■ Work to complete
Return exactly, and only, the lines from the one holding "Reproduce this chart with matplotlib." through the one holding "plt.rcParams['font.family'] = ['Liberation", both included; the pictures stay out.
## Start Exercise input
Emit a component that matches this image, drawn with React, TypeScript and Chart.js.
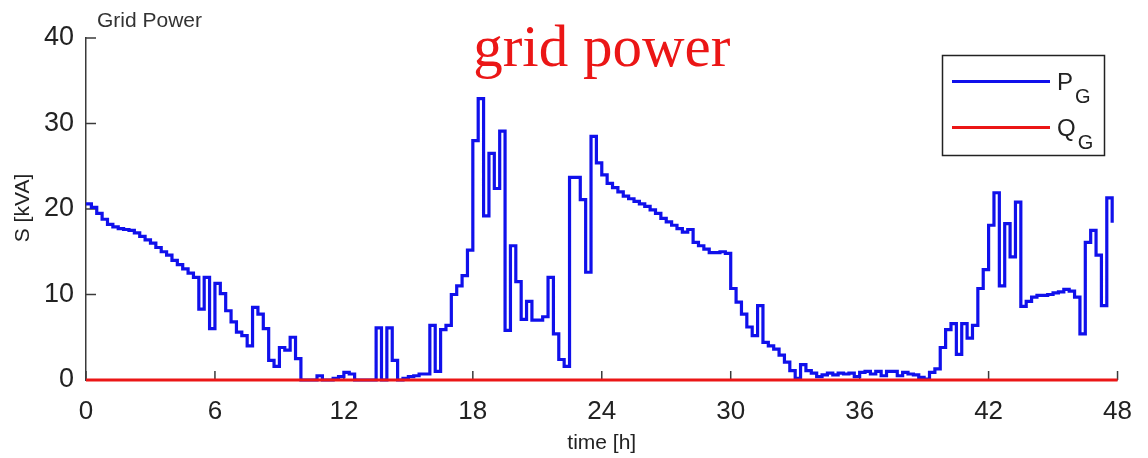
## End Exercise input
## Start Exercise input
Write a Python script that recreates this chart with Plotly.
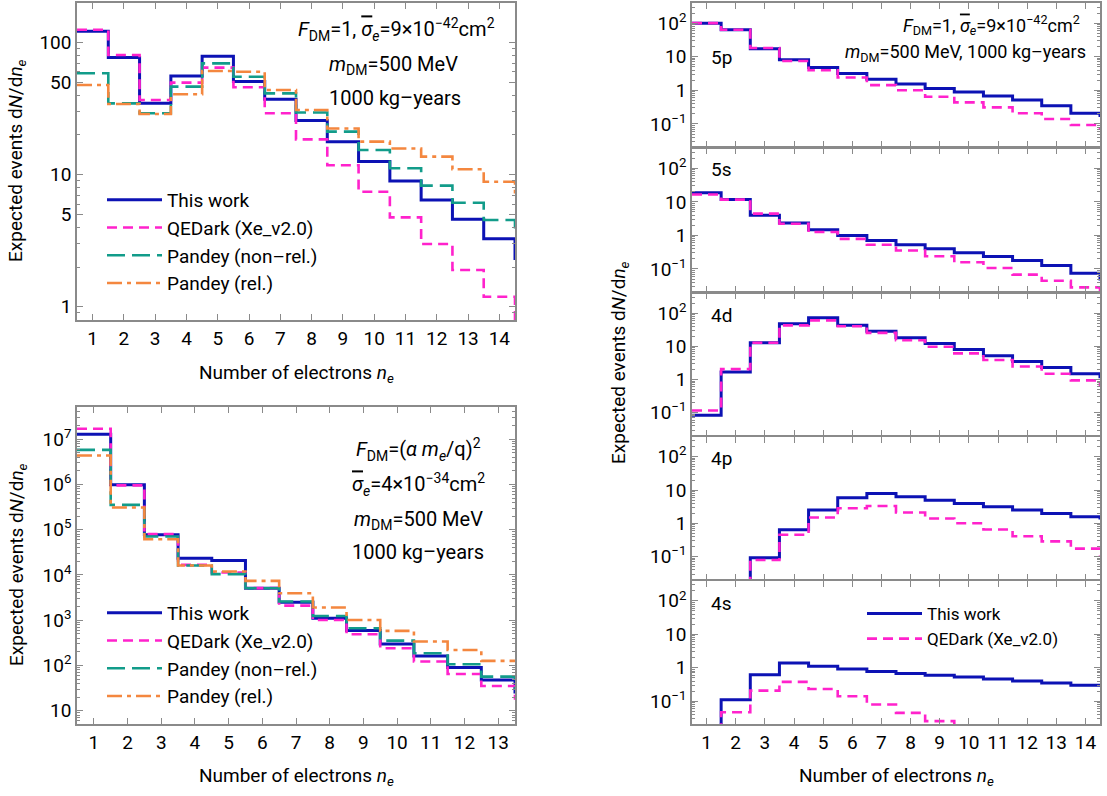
## End Exercise input
## Start Exercise input
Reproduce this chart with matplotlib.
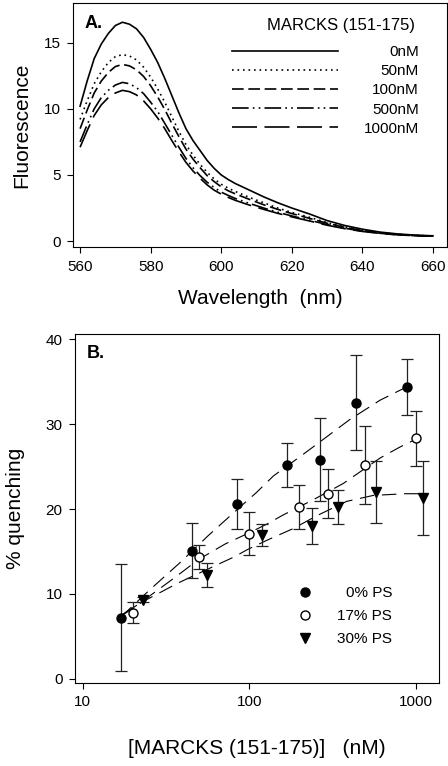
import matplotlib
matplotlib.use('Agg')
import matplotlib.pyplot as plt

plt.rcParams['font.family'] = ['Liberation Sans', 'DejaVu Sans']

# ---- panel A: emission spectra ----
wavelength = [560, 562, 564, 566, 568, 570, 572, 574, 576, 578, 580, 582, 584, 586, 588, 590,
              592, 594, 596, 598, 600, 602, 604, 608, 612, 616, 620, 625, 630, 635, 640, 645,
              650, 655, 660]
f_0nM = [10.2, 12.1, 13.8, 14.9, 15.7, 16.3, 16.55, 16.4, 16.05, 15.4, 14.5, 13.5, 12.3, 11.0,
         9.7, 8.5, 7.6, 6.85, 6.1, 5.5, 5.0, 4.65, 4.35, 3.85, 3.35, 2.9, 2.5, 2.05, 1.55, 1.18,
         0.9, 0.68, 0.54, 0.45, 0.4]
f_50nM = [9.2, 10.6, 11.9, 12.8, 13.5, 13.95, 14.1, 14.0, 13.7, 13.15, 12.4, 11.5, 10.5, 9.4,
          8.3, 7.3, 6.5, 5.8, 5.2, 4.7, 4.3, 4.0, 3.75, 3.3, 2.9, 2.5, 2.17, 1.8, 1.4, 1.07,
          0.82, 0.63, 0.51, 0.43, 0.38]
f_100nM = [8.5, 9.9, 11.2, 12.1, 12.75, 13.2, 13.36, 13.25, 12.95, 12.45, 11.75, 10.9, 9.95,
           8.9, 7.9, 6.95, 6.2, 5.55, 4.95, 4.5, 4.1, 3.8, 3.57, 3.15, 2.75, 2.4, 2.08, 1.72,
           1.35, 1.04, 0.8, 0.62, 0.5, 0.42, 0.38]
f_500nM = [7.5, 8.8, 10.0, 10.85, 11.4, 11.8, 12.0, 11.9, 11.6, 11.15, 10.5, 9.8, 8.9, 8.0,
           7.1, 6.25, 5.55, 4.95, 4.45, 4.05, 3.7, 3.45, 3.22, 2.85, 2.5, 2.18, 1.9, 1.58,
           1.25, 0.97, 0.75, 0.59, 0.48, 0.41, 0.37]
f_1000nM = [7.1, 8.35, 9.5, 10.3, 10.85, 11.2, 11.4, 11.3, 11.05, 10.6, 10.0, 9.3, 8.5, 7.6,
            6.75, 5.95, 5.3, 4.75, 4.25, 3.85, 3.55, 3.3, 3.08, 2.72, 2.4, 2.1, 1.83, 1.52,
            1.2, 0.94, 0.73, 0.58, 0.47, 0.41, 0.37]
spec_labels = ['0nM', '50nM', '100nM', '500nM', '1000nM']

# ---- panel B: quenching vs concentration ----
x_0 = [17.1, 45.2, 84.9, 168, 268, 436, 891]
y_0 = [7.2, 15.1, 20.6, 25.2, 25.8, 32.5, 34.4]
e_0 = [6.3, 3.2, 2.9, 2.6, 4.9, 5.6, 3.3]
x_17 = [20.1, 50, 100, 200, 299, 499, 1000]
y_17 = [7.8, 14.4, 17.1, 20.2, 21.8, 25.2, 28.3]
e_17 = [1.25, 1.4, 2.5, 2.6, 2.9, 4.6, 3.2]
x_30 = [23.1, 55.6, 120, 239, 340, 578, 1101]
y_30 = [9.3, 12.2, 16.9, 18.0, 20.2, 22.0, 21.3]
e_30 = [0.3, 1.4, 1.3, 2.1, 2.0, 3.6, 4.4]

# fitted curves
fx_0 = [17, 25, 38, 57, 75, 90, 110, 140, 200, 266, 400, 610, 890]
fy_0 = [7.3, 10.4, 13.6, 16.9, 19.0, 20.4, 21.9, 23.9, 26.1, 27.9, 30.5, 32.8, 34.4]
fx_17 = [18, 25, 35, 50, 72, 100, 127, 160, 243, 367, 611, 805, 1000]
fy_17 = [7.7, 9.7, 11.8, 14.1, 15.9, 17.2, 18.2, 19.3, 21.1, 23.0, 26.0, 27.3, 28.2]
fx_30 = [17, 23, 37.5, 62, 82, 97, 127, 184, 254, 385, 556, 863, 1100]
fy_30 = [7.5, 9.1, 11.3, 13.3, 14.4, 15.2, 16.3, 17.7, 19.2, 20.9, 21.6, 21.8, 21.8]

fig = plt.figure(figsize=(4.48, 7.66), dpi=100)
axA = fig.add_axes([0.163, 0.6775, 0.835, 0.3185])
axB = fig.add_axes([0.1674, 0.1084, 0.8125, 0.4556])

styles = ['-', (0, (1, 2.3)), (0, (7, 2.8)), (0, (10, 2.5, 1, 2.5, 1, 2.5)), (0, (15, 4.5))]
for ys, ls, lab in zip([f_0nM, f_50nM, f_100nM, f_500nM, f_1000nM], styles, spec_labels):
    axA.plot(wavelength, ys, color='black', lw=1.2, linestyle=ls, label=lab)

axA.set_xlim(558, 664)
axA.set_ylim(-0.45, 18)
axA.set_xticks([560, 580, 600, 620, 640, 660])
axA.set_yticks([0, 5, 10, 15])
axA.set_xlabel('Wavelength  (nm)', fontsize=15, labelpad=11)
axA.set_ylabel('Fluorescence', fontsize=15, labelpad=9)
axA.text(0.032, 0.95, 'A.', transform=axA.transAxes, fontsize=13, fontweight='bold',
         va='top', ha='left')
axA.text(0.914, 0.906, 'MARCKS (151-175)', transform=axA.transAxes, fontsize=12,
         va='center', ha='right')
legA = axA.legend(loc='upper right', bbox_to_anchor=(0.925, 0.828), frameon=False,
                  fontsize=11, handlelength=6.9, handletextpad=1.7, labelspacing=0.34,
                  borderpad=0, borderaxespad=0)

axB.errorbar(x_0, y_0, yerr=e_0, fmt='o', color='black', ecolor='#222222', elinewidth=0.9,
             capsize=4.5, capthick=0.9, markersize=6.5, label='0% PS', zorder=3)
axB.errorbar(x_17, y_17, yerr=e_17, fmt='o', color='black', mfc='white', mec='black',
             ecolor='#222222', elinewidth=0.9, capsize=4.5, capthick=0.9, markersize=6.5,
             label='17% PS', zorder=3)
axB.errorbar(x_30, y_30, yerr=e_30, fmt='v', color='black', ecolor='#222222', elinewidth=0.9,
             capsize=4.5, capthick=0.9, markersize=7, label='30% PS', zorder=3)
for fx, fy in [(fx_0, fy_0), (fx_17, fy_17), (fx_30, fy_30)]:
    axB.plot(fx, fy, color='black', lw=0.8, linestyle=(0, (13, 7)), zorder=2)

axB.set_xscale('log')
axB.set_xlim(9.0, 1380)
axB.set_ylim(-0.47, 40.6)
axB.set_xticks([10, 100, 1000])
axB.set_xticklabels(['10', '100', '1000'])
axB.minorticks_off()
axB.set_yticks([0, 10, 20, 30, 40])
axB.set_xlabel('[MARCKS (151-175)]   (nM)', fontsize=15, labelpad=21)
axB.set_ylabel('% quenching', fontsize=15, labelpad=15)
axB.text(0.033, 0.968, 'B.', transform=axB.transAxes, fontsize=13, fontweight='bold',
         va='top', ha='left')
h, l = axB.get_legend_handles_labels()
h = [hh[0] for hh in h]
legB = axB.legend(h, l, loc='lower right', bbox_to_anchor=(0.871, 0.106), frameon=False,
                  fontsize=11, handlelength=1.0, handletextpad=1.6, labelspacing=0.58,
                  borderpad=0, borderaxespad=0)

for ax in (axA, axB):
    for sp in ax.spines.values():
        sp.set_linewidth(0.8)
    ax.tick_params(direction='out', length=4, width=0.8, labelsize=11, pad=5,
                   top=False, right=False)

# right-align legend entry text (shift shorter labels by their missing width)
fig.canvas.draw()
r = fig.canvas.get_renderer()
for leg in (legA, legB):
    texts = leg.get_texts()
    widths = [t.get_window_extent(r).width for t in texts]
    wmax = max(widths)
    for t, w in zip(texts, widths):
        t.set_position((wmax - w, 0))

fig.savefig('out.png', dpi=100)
## End Exercise input
■ Solved exercise
Reproduce this chart with matplotlib.
import matplotlib
matplotlib.use('Agg')
import matplotlib.pyplot as plt

plt.rcParams['font.family'] = ['Liberation Sans', 'DejaVu Sans']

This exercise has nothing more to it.